## Objective
Tell how many lines in these records contain the string "that", with only the number as the reply.

Charts and diagrams as code
□ □ □
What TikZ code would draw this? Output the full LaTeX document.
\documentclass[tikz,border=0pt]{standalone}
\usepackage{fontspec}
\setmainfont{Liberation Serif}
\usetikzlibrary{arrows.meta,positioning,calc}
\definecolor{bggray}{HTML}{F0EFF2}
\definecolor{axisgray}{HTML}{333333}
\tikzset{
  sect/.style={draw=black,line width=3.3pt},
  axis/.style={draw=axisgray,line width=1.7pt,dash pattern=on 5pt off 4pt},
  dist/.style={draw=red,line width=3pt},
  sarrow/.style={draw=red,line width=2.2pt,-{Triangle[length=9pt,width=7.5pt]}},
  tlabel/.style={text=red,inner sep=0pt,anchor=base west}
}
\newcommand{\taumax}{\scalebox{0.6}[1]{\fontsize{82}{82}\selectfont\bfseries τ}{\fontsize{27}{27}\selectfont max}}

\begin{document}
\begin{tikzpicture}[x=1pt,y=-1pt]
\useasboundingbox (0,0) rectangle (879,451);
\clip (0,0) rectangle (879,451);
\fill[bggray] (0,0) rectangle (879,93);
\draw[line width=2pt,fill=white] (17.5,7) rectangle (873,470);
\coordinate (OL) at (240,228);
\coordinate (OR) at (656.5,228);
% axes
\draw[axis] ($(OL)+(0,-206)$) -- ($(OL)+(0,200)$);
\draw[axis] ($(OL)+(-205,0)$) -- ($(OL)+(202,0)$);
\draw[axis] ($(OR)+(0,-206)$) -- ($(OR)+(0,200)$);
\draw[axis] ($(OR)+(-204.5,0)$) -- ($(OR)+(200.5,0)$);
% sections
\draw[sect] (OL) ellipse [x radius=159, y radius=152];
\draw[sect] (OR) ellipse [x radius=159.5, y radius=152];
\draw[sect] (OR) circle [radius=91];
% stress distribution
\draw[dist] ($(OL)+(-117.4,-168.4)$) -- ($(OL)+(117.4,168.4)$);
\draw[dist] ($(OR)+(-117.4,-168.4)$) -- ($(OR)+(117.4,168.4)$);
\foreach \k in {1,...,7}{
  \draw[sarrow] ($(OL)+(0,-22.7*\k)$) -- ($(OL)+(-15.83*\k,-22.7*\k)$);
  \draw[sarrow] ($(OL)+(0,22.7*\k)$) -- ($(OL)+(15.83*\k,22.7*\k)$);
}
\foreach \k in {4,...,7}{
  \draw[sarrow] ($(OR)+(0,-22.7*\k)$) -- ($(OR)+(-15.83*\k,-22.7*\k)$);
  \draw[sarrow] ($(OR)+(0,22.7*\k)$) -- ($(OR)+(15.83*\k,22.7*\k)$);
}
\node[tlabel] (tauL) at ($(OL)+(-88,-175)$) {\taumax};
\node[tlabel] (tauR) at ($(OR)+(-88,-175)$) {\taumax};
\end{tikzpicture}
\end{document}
□ □ □
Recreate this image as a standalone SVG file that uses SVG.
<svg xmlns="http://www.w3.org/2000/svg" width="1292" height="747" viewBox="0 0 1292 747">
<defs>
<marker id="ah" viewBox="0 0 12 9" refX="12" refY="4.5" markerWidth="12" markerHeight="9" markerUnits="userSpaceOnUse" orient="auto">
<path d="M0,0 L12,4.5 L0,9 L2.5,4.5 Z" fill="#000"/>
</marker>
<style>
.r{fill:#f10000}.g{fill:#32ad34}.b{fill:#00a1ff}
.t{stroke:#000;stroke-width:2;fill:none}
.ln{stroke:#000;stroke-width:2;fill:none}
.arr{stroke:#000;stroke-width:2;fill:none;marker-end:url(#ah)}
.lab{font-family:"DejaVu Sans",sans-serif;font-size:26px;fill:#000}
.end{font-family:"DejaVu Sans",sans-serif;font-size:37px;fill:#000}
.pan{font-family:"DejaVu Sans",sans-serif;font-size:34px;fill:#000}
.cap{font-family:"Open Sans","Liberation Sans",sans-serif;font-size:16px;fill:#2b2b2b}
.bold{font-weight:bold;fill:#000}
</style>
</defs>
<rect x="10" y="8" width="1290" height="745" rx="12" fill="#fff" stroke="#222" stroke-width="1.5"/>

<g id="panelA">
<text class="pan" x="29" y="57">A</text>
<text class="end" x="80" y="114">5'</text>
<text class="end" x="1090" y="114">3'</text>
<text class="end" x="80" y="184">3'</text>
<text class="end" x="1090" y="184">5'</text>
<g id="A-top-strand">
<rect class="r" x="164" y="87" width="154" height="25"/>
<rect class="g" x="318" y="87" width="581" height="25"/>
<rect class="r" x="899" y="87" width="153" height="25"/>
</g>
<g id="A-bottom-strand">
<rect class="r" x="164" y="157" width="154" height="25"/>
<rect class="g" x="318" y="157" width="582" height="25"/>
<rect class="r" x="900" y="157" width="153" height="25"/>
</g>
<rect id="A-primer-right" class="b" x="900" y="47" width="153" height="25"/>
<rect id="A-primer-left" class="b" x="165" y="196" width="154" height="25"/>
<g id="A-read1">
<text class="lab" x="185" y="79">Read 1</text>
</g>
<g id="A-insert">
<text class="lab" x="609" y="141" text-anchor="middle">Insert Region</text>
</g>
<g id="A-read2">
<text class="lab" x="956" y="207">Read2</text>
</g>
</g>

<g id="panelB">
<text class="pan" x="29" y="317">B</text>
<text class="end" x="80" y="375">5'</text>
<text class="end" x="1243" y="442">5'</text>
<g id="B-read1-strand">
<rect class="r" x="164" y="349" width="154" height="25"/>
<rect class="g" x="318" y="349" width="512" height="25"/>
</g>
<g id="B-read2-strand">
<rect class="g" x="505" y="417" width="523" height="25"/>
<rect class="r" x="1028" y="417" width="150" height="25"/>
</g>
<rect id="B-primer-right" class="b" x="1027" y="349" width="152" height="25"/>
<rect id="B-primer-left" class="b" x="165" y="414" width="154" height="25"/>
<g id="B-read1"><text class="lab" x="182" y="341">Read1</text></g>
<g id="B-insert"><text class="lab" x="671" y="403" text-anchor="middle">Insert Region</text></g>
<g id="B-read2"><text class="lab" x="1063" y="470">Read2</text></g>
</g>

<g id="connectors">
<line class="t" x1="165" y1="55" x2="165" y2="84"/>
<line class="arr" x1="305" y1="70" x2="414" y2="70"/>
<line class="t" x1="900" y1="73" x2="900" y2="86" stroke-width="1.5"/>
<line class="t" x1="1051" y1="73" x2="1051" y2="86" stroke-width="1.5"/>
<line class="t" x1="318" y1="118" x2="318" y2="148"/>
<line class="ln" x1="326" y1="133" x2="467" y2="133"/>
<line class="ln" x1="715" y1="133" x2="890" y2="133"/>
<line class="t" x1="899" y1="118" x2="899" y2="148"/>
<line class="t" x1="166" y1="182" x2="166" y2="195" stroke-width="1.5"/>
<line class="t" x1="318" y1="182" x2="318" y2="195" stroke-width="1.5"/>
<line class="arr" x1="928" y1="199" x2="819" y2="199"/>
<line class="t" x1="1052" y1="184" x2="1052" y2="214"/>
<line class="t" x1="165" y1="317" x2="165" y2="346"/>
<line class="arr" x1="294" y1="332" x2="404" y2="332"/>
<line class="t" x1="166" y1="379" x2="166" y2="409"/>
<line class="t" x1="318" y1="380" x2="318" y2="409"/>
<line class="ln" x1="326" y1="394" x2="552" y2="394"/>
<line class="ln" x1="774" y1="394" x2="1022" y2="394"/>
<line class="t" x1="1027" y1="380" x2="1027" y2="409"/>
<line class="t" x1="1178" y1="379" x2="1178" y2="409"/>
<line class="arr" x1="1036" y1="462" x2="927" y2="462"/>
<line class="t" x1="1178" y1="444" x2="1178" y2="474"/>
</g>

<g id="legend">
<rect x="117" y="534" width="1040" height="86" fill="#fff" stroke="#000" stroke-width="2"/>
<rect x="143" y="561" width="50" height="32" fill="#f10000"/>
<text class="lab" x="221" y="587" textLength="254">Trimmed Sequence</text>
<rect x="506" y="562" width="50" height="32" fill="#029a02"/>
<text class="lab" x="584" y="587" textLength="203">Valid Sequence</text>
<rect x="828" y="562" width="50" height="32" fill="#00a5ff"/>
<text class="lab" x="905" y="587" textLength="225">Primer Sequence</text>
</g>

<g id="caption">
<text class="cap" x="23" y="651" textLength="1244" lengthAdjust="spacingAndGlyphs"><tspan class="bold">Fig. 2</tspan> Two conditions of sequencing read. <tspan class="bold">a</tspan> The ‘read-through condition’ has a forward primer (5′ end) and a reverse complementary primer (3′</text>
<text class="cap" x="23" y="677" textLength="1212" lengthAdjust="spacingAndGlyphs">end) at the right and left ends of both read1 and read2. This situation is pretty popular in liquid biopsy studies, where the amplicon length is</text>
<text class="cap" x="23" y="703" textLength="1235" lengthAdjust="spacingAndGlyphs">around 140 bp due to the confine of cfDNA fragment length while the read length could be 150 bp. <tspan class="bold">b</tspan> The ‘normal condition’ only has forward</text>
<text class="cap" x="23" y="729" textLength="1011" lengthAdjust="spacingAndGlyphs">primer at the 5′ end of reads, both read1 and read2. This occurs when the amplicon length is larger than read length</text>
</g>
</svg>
□ □ □
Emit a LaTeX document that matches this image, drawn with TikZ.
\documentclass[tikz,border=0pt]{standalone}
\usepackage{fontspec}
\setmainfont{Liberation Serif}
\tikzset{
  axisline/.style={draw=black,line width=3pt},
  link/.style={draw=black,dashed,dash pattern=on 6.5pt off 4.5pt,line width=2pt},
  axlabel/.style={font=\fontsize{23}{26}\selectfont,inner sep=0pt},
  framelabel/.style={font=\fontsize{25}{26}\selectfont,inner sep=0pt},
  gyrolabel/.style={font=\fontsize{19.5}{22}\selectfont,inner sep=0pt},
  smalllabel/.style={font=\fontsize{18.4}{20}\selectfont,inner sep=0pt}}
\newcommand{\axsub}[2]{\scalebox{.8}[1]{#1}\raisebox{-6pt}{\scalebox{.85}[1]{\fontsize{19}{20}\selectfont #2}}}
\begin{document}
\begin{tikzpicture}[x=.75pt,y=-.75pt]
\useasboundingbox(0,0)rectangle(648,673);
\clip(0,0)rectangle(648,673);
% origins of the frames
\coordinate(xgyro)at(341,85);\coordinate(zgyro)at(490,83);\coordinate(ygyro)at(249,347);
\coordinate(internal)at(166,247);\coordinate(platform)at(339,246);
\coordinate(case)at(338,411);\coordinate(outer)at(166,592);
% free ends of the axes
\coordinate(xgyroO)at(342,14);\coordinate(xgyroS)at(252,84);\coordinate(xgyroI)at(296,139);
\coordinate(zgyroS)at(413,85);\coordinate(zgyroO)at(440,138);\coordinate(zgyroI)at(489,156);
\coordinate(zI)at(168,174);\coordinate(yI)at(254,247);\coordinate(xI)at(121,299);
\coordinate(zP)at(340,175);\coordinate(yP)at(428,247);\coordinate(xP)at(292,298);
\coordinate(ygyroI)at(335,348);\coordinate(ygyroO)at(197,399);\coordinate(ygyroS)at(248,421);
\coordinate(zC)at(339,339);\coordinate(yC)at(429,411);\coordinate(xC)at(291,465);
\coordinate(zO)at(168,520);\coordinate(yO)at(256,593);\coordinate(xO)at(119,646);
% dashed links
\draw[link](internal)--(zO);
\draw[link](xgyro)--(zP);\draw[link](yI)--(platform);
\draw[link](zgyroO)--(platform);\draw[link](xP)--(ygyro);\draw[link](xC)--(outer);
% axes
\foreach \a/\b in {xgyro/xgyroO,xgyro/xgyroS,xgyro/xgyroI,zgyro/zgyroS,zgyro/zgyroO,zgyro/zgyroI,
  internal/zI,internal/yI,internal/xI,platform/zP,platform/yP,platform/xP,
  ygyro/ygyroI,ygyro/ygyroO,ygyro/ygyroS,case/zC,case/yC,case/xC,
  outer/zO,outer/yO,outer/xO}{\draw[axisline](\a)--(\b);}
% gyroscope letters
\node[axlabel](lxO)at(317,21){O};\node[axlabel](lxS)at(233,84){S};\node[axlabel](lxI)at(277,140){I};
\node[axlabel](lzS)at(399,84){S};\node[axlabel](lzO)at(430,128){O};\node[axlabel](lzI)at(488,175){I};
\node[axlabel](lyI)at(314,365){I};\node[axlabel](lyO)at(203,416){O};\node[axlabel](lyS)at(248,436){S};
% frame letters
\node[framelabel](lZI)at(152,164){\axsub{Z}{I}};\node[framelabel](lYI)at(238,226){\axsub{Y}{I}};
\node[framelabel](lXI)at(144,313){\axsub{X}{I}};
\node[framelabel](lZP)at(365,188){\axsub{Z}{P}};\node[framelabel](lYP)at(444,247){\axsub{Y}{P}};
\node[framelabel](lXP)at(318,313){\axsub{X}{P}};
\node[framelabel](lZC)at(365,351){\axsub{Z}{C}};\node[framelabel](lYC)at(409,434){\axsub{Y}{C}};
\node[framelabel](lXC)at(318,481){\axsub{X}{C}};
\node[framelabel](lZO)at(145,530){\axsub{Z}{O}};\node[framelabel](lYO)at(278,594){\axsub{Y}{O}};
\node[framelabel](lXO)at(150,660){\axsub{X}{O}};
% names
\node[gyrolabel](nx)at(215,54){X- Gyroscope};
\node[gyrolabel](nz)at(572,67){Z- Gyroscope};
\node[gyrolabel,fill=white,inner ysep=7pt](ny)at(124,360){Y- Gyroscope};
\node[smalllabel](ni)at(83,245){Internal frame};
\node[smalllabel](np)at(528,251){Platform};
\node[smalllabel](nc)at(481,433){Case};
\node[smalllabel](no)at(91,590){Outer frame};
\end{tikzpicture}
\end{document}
□ □ □
## Completed task
2